Data:
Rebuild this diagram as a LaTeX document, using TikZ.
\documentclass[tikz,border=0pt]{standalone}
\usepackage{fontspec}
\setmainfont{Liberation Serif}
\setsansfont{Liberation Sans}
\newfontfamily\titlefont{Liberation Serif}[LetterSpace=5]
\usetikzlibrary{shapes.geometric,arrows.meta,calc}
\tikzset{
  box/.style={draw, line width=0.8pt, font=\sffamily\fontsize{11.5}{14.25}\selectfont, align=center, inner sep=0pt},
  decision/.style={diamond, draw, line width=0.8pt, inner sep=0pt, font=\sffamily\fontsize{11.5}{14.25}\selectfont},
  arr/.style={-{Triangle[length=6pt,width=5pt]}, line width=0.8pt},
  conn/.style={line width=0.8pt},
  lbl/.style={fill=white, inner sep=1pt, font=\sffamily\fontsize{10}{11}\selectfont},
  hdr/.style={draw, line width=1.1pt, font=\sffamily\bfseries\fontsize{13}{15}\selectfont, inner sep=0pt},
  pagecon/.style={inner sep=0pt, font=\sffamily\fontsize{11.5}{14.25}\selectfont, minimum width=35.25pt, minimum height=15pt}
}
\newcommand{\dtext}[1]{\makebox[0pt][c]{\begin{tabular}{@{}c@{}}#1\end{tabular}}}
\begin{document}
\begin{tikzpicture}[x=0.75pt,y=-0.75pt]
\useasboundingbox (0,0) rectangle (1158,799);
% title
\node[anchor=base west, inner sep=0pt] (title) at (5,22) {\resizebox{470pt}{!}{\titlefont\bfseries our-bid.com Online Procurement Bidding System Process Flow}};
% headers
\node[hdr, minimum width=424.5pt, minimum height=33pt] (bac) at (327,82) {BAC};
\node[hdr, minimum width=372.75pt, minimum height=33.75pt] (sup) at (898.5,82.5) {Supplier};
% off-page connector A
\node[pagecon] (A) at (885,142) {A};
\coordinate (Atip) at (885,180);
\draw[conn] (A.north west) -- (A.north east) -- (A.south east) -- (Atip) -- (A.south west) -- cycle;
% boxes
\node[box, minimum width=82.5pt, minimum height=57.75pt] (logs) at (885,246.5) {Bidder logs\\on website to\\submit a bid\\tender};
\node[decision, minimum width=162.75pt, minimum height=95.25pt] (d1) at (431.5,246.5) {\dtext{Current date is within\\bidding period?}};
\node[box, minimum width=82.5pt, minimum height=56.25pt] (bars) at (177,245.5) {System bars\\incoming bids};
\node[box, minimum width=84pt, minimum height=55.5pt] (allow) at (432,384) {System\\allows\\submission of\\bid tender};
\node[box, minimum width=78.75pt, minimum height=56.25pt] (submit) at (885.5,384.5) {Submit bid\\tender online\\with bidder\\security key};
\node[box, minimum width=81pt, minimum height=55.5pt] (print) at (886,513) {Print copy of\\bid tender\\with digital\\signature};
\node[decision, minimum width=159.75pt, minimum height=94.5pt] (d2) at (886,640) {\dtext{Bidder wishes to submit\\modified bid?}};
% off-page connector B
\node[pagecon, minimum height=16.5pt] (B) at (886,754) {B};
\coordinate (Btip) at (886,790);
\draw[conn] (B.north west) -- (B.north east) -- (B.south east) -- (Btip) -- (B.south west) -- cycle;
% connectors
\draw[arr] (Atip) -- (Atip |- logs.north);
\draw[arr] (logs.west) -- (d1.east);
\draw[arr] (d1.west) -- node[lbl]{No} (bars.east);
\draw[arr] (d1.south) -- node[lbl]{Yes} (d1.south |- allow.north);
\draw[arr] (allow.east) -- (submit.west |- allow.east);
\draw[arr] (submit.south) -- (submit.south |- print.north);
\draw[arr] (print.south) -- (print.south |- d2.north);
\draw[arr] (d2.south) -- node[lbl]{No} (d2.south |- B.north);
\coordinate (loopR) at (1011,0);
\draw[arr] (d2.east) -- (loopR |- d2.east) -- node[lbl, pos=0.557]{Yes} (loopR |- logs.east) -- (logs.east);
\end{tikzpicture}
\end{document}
--
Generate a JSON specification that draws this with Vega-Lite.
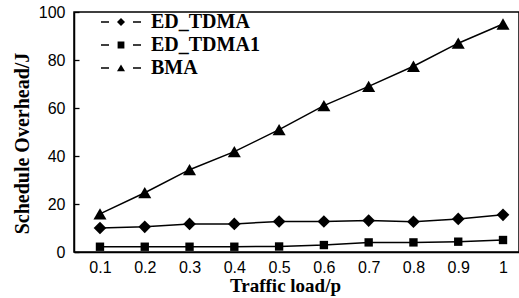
* * *
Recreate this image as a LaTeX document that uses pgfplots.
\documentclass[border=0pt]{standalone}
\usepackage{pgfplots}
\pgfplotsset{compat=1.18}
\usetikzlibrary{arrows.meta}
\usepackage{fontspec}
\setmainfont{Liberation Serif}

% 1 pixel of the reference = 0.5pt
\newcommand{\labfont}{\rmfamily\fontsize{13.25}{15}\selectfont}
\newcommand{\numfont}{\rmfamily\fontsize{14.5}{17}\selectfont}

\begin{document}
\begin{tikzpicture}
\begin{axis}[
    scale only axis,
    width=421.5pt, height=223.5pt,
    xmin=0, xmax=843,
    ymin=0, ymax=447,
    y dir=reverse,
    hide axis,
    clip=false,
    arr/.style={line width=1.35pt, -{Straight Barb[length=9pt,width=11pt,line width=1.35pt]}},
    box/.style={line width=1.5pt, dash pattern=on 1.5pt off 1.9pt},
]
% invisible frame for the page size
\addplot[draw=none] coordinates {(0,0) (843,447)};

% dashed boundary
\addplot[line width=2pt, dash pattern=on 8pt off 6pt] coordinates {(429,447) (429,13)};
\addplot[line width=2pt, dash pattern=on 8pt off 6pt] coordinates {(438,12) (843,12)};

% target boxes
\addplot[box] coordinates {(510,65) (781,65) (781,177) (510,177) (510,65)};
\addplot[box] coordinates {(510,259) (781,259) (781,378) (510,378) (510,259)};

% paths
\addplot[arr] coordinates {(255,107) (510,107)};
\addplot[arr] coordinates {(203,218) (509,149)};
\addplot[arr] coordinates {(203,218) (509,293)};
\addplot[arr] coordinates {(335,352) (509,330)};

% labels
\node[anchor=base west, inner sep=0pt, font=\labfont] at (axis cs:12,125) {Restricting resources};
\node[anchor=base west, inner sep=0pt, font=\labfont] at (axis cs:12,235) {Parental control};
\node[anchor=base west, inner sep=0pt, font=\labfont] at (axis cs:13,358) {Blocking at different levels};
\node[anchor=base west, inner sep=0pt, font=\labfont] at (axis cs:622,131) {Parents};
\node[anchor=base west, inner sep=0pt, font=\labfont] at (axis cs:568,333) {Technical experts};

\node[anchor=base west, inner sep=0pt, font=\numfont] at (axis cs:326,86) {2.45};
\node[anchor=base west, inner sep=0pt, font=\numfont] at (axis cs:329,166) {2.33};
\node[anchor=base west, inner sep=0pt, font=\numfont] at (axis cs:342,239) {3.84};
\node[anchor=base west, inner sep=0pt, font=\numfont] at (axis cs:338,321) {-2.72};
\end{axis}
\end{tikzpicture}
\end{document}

Objective: Transcribe, word for word, every line from the line with "Recreate this image" to the line with "(781,259) (781,378) (510,378)", inclusive, and output nothing else.

Written reply:
Recreate this image as a LaTeX document that uses pgfplots.
\documentclass[border=0pt]{standalone}
\usepackage{pgfplots}
\pgfplotsset{compat=1.18}
\usetikzlibrary{arrows.meta}
\usepackage{fontspec}
\setmainfont{Liberation Serif}

% 1 pixel of the reference = 0.5pt
\newcommand{\labfont}{\rmfamily\fontsize{13.25}{15}\selectfont}
\newcommand{\numfont}{\rmfamily\fontsize{14.5}{17}\selectfont}

\begin{document}
\begin{tikzpicture}
\begin{axis}[
    scale only axis,
    width=421.5pt, height=223.5pt,
    xmin=0, xmax=843,
    ymin=0, ymax=447,
    y dir=reverse,
    hide axis,
    clip=false,
    arr/.style={line width=1.35pt, -{Straight Barb[length=9pt,width=11pt,line width=1.35pt]}},
    box/.style={line width=1.5pt, dash pattern=on 1.5pt off 1.9pt},
]
% invisible frame for the page size
\addplot[draw=none] coordinates {(0,0) (843,447)};

% dashed boundary
\addplot[line width=2pt, dash pattern=on 8pt off 6pt] coordinates {(429,447) (429,13)};
\addplot[line width=2pt, dash pattern=on 8pt off 6pt] coordinates {(438,12) (843,12)};

% target boxes
\addplot[box] coordinates {(510,65) (781,65) (781,177) (510,177) (510,65)};
\addplot[box] coordinates {(510,259) (781,259) (781,378) (510,378) (510,259)};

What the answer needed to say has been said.